Daily Management Review

FCA Thinking About Mexico For Its Ram Pickups To Rival Ford And GM Trucks


Fiat Chrysler Automobiles hopes to trigger a sustained demand for its revamped Ram 1500 full-size trucks after the addition of a number of features. The auto maker said that such features on the truck would include placement of a 12-inch touch screens on the dashboard and arming the truck with large packs of batteries and electric motors so hat drivers are able to adjust speed and gears and save on fuel.
This decision has also reportedly forced the company’s CEO Mike Manley to reconsider the announced decision of stopping production of the vehicles at its factory in Saltillo, Mexico. This decision was announced by the company in January this year. The company plans to make use of its another plant in Warren, Michigan, US, together with its Mexican factory, to manufacture other Ram models as well as create enough capacity for the production of more truck as the company plans to compete with Ford Motor Co.'s F series and General Motors' Chevrolet Silverado.
"We need to get ourselves into second" place, Manley told the Reuters in an exclusive interview. "Frankly, I don't care which of the two I take share from."

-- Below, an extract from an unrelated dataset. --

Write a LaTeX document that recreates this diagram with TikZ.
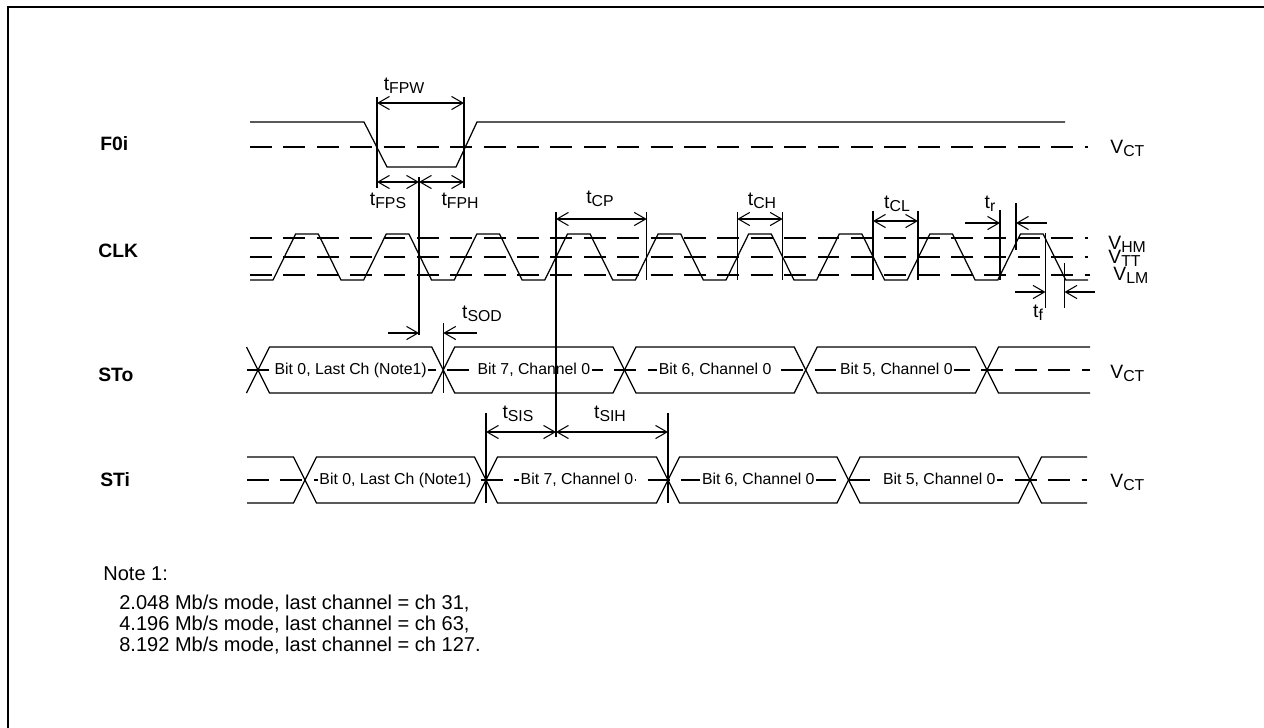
\documentclass[tikz,border=0pt]{standalone}
\usepackage{fontspec}
\setmainfont{Liberation Sans}
\usetikzlibrary{arrows.meta}
\newcommand{\drawwave}{\draw[line width=.7pt]}
\newcommand{\drawlevel}{\draw[line width=.6pt,dash pattern=on 12.5pt off 6.5pt]}
\newcommand{\markline}[3]{\draw[line width=.6pt] (#1,#2)--(#1,#3);}
\newcommand{\withsub}[2]{#1\raisebox{-2pt}{\fontsize{9}{9}\selectfont #2}}
\newcommand{\timelabel}[4]{\draw(#3,#4) node[anchor=base,biglab] (#1) {\withsub{t}{#2}};}
\newcommand{\levellabel}[4]{\draw(#3,#4) node[anchor=base west,biglab] (#1) {\withsub{V}{#2}};}
\newcommand{\busbox}[5]{
    \draw[line width=.7pt] (#1,#3)--++(11.5,-23)--({#2-11.5},{#3-23})--(#2,#3)--({#2-11.5},{#3+23})--({#1+11.5},{#3+23})--cycle;
    \draw({(#1+#2)/2},#3) node[bittext] (#4) {#5};
}
\tikzset{
    biglab/.style={inner sep=0pt,font=\fontsize{11}{13}\selectfont},
    signame/.style={anchor=base west,inner sep=0pt,font=\fontsize{11}{13}\selectfont\bfseries},
    bittext/.style={fill=white,inner sep=1pt,font=\fontsize{9}{11}\selectfont},
    notetext/.style={anchor=base west,inner sep=0pt,font=\fontsize{11.4}{13}\selectfont},
    dimboth/.style={line width=.6pt,{Straight Barb[length=6.5pt,width=7.5pt]}-{Straight Barb[length=6.5pt,width=7.5pt]}},
    dimto/.style={line width=.6pt,-{Straight Barb[length=6.5pt,width=7.5pt]}}
}

\begin{document}
\begin{tikzpicture}[x=0.02cm,y=-0.02cm]
\useasboundingbox (0,0) rectangle (1264,727);
\clip (0,0) rectangle (1264,727);
\draw[line width=1.3pt] (8,7) rectangle (1300,760);

% signal names
\draw(100,150) node[signame] (f0i) {F0i};
\draw(98,257) node[signame] (clk) {CLK};
\draw(98,381) node[signame] (sto) {STo};
\draw(100,486) node[signame] (sti) {STi};

% F0i
\drawlevel (250,147)--(1088,147);
\drawwave (250,122)--(364,122)--(387,167)--(456,167)--(477,122)--(1065,122);
\levellabel{vctf}{CT}{1110}{153}

% CLK
\drawlevel (250,238)--(1088,238);
\drawlevel (250,257)--(1088,257);
\drawlevel (250,275)--(1090,275);
\drawwave (250,280) foreach \k in {0,...,8}{--({273+90.6*\k},280)--({295.65+90.6*\k},234)--({318.3+90.6*\k},234)--({340.95+90.6*\k},280)}--(1088,280);
\levellabel{vhm}{HM}{1108}{249}
\levellabel{vtt}{TT}{1108}{263}
\levellabel{vlm}{LM}{1113}{280}

% STo
\drawlevel (247,370)--(1090,370);
\drawwave (246.5,347)--(258,370)--(246.5,393);
\busbox{258}{443.3}{370}{stoa}{Bit 0, Last Ch (Note1)}
\busbox{443.3}{624.5}{370}{stob}{Bit 7, Channel 0}
\busbox{624.5}{805.7}{370}{stoc}{Bit 6, Channel 0}
\busbox{805.7}{987}{370}{stod}{Bit 5, Channel 0}
\drawwave (1090,347)--(998.5,347)--(987,370)--(998.5,393)--(1090,393);
\levellabel{vcto}{CT}{1110}{378}

% STi
\drawlevel (247,480)--(1087,480);
\drawwave (247,457)--(293.5,457)--(305,480)--(293.5,503)--(247,503);
\busbox{305}{486}{480}{stia}{Bit 0, Last Ch (Note1)}
\busbox{486}{668}{480}{stib}{Bit 7, Channel 0}
\busbox{668}{848.5}{480}{stic}{Bit 6, Channel 0}
\busbox{848.5}{1030}{480}{stid}{Bit 5, Channel 0}
\drawwave (1087,457)--(1041.5,457)--(1030,480)--(1041.5,503)--(1087,503);
\levellabel{vcti}{CT}{1110}{487}

% timing marks
\markline{377}{97}{188}\markline{464}{97}{188}\markline{419}{177}{335}
\markline{556}{212}{437}\markline{646.7}{212}{280}\markline{737.3}{212}{280}\markline{782.6}{212}{280}
\markline{873}{211}{280}\markline{918}{211}{280}
\markline{1000}{210}{280}\markline{1016}{203}{250}\markline{1045.5}{233}{308}\markline{1064.5}{263}{308}
\markline{443.3}{323}{393}\markline{486}{413}{503}\markline{668}{413}{503}

\draw[dimboth] (377,103)--(464,103);
\draw[dimboth] (377,182)--(419,182);
\draw[dimboth] (419,182)--(464,182);
\draw[dimboth] (556,219)--(646.7,219);
\draw[dimboth] (737.3,219)--(782.6,219);
\draw[dimboth] (873,221)--(918,221);
\draw[dimto] (965,223)--(1000,223);
\draw[dimto] (1047,223)--(1016,223);
\draw[dimto] (1015,292)--(1045.5,292);
\draw[dimto] (1095,292)--(1064.5,292);
\draw[dimto] (388,333)--(419,333);
\draw[dimto] (477,333)--(443.3,333);
\draw[dimboth] (486,432)--(556,432);
\draw[dimboth] (556,432)--(668,432);

\timelabel{tfpw}{FPW}{404}{90}
\timelabel{tfps}{FPS}{388}{205}
\timelabel{tfph}{FPH}{460}{205}
\timelabel{tcp}{CP}{600}{203}
\timelabel{tch}{CH}{762}{205}
\timelabel{tcl}{CL}{897}{208}
\timelabel{tr}{r}{990}{208}
\timelabel{tf}{f}{1038}{317}
\timelabel{tsod}{SOD}{482}{318}
\timelabel{tsis}{SIS}{518}{418}
\timelabel{tsih}{SIH}{610}{418}

% note
\draw(103,580) node[notetext] (note) {Note 1:};
\draw(119,609) node[notetext] (notea) {2.048 Mb/s mode, last channel = ch 31,};
\draw(119,630) node[notetext] (noteb) {4.196 Mb/s mode, last channel = ch 63,};
\draw(119,651) node[notetext] (notec) {8.192 Mb/s mode, last channel = ch 127.};
\end{tikzpicture}
\end{document}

Fiat Chrysler had said that said Saltillo would be "repurposed to produce future commercial vehicles" even at the time when threats of imposing a 25 percent tariff on Mexican-made pickup trucks were being issued by US President Donald Trump earlier this year.
The possibility of the company shifting the production of its heavy-duty pickup trucks to Saltillo had been raised in 2017 by Marchionne. The decision would have been influenced by U.S. tax and trade policy, the company had said.
But now the scenario has changed because there is no more any restriction or ceiling on the export of pickups top the US from Mexico as the two countries – together with Canada, now are party to a tentative trade agreement. However, the Mexican made vehicles would have to conform to the requirements of sourcing of parts for the pickups.
"With a combination of Warren and Mexico building what we call the classic truck, we have enough production to increase output next year if it's required," Manley said.
"In my opinion it will be required. We are gaining share. Obviously I am looking for that to continue, but it's an incredibly competitive segment," he added.
The North American business of the automaker is signified by the Ram and Jeep brands. This region accounted for almost 85 per cent of the pre tax profits of the company in the second quarter which helped the company to offset some of the slackness in its business in Europe and in China.
According to industry data, pickups account for the single biggest portion of the profits of the three Detroit based global automotive companies and therefore every company is eyeing a greater share of the market.